Nina vive nas telas Dalva, que perdeu a mãe e vive com o pai, o pedreiro Jorge (Júlio Machado). O problema é que eles não conseguem se comunicar e Dalva acaba tendo de cuidar do próprio pai e ainda lidar com o luto e as saudades da mãe. Com influências da tia, Cristina (Luciana Paes), ela começa a mexer com magia, o que vai desencadear o suspense e o terror na história.
Gabriela conta que Nina foi escolhida após testes com 300 crianças e que foi preciso um trabalho específico para que a atriz mirim conseguisse lidar com as gravações e com temas que fossem apropriados para uma criança.
Roteiro diferenciado
"É um personagem difícil, porque dá sentido a todos os outros personagens. Eles reagem a ela. Então, eu estava atrás de uma menina com 'espírito' antigo, mas como encontrar?", conta Gabriela. "O determinante foi a energia que ela tinha para participar de tudo que a gente propunha. Ela tinha as características que a gente precisava, criatividade, resistência e uma facilidade grande de sair de um registro pro outro", adiciona a diretora.
Gabriela escreveu um roteiro novo, só para Nina. Era como um livro infantil, sem as cenas do pai da personagem. A atriz mirim não teve acesso à história toda.
"Trabalhei com ela em uma fábula de uma menina que queria fazer as pazes com o pai", explica. Isso incluía entrar no "mundo" de Nina e conversar com ela nos termos do roteiro dado a ela, para não dar detalhes extras e ajudá-la a interpretar aquela história.
Hoje com 12 anos, Nina relembra com carinho da experiência. "Foi muito legal. Estar no meio dos adultos ajudou bastante, aprendi muitas coisas, com o Julio, com a Gabriela", disse a atriz, que esteve na dublagem de "Dumbo" e em "Annie, o Musical", de Miguel Falabella.
Stephen King à brasileira
"A Sombra do Pai" é o roteiro mais antigo em que Gabriela Amaral Almeida trabalhou. Formada em cinema em Cuba, ela já desenvolvia o projeto antes de lançar "O Animal Cordial" no ano passado.
E o roteiro tem relação com a passagem por Cuba. "Eu defendi uma tese sobre Stephen King e o filme tem muitos elementos das coisas que estudei. Tem algumas imagens que me surgiram antes mesmo da história, de tratar de maternidade, plantas, natureza. Paralelamente desenvolvo o tema da relação pai e filha", diz ela.
Gabriela explica que King é um autor que "parte muito da desintegração do núcleo familiar norte-americano. Ele tirou o gótico do castelo e colocou o horror nas casas, nas famílias, para ver como elas resistem àqueles eventos". A diferença está no ambiente.

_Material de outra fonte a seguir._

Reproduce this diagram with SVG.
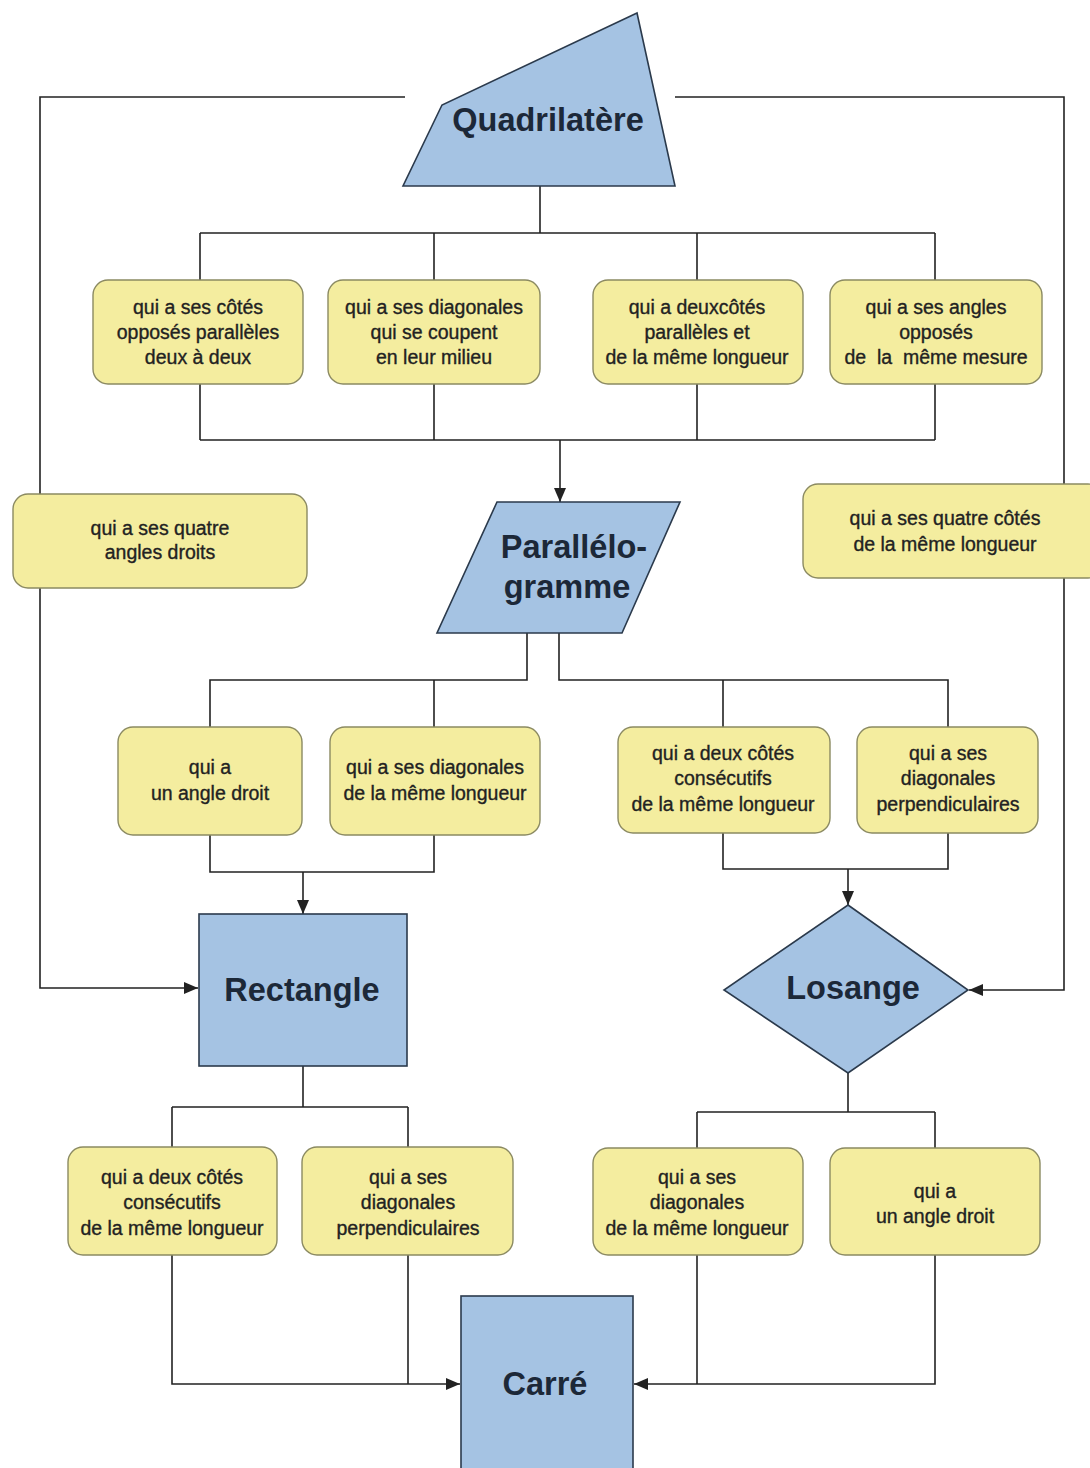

"Quando me confronto com a história dessa família, da Dalva e do Jorge, o que me interessa é a ausência paterna, a sobrecarga da figura feminina, como as crianças crescem sem a presença de um pai. E isso numa escassez material, numa realidade da sociedade brasileira, que é oposto da realidade retratada pelo Stephen King", afirma a diretora.
Por fim, Gabriela falou sobre sua experiência de fazer uma história que lida com magia. "Para mim é um recurso que aumenta o enigma das questões. Não sou crente nessas coisas, mas também não sou descrente. Na narrativa de horror, o que não é explicado só aumenta o enigma e essa narrativa fantástica deixa as coisas sem uma resposta imediata", concluiu Gabriela.